The system will choose the variant that best optimizes network and compute resources. The query’s creator can specify the “right” balance between cost and performance within Starburst’s interface.
Distributed query engine
Starburst sits between the data consumption and enterprise storage layers, federating a company’s many data sources and giving consumers a single point of access for their analytics workloads.
Many of the query acceleration techniques discussed above are part of the Trino query engine. This open-source technology allows the massively-parallel processing of SQL queries on petabyte-scale datasets.
Starburst enhances Trino’s performant, cost-effective big data analytics with additional optimizations like Starburst Warp Speed’s Smart Indexing and Caching technologies.
How Starburst helps
Many Starburst customers are reducing their reliance on monolithic data warehouses like Snowflake because a federated architecture solves many of the warehouse model’s weaknesses.
Starburst’s federated approach lets you query data where it lives. By comparison, populating a warehouse’s centralized data repository requires copying vast amounts of data from various sources at considerable expense. Moreover, Starburst lets you query any data type, not just the structured data of a warehouse.
Warehouse vendors like Snowflake couple storage and compute within pricing plans that make scaling expensive.
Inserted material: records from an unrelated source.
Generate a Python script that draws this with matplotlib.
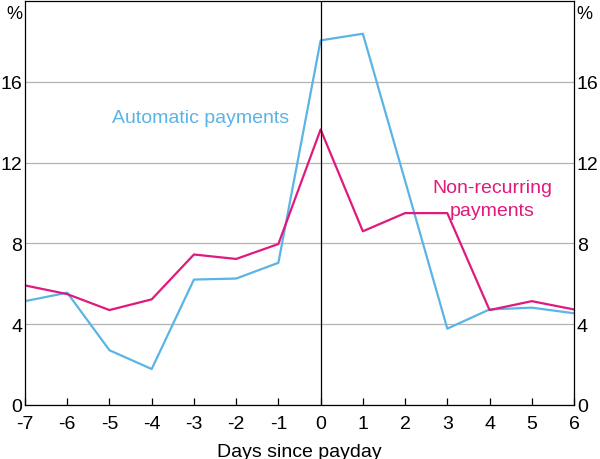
import matplotlib
matplotlib.use('Agg')
import matplotlib.pyplot as plt

plt.rcParams['font.family'] = ['Liberation Sans', 'DejaVu Sans']

days = [-7, -6, -5, -4, -3, -2, -1, 0, 1, 2, 3, 4, 5, 6]
automatic = [5.14, 5.56, 2.71, 1.78, 6.21, 6.26, 7.04, 18.05, 18.38, 11.1, 3.78, 4.73, 4.82, 4.54]
non_recurring = [5.92, 5.49, 4.70, 5.23, 7.45, 7.23, 7.97, 13.64, 8.6, 9.5, 9.5, 4.70, 5.14, 4.73]
yticks = [0, 4, 8, 12, 16]

blue = '#5ab4e5'
pink = '#e0197d'

fig = plt.figure(figsize=(6, 4.6), dpi=100)
ax = fig.add_axes([25/600, 1 - 406/460, 549/600, 404/460])

ax.plot(days, automatic, color=blue, lw=1.6)
ax.plot(days, non_recurring, color=pink, lw=1.6)
ax.axvline(0, color='black', lw=0.9)

ax.set_xlim(-7, 6)
ax.set_ylim(0, 20)
ax.set_xticks(days)
ax.set_xticklabels([str(d) for d in days])
ax.set_yticks(yticks)
ax.set_yticklabels([str(t) for t in yticks])
ax.yaxis.grid(True, color='#b3b3b3', lw=0.9)
ax.set_axisbelow(True)

ax.tick_params(axis='x', direction='in', length=5, labelsize=14, pad=7, width=0.9)
ax.tick_params(axis='y', length=0, labelsize=14, pad=2, labelleft=True, labelright=True)
for s in ax.spines.values():
    s.set_linewidth(0.9)

ax.text(-0.005, 0.99, '%', transform=ax.transAxes, ha='right', va='top', fontsize=13)
ax.text(1.005, 0.99, '%', transform=ax.transAxes, ha='left', va='top', fontsize=13)

ax.text(-2.85, 14.25, 'Automatic payments', color=blue, ha='center', va='center', fontsize=14)
ax.text(4.07, 10.2, 'Non-recurring\npayments', color=pink, ha='center', va='center',
        fontsize=14, linespacing=1.45)

ax.set_xlabel('Days since payday', fontsize=14, labelpad=8)

fig.savefig('out.png', dpi=100)
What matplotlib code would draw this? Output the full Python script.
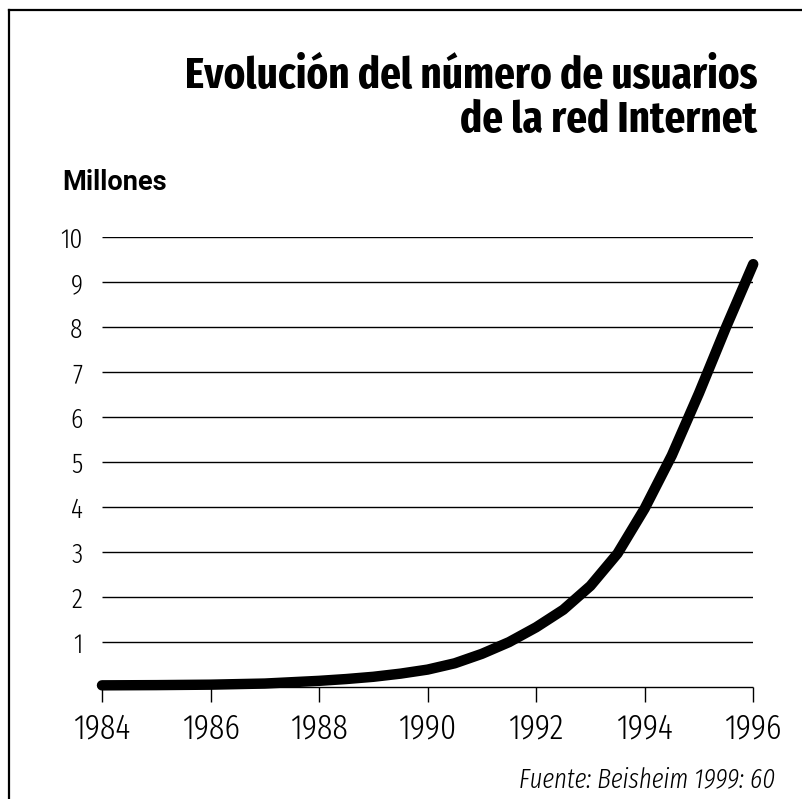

Starburst-based data lakehouses operate on commodity object storage with dynamic, affordable scalability.
Using Starburst to build an open data lakehouse increases optionality — you can choose the best open table and data formats for your use cases — over a warehouse’s proprietary structure. This optionality also eliminates the burden of vendor lock-in.
Customers have seen tenfold improvements in query performance after migrating data to Starburst from Snowflake. At the same time, Starburst’s support for ANSI-standard SQL makes enterprise data more accessible to experienced and non-technical data consumers.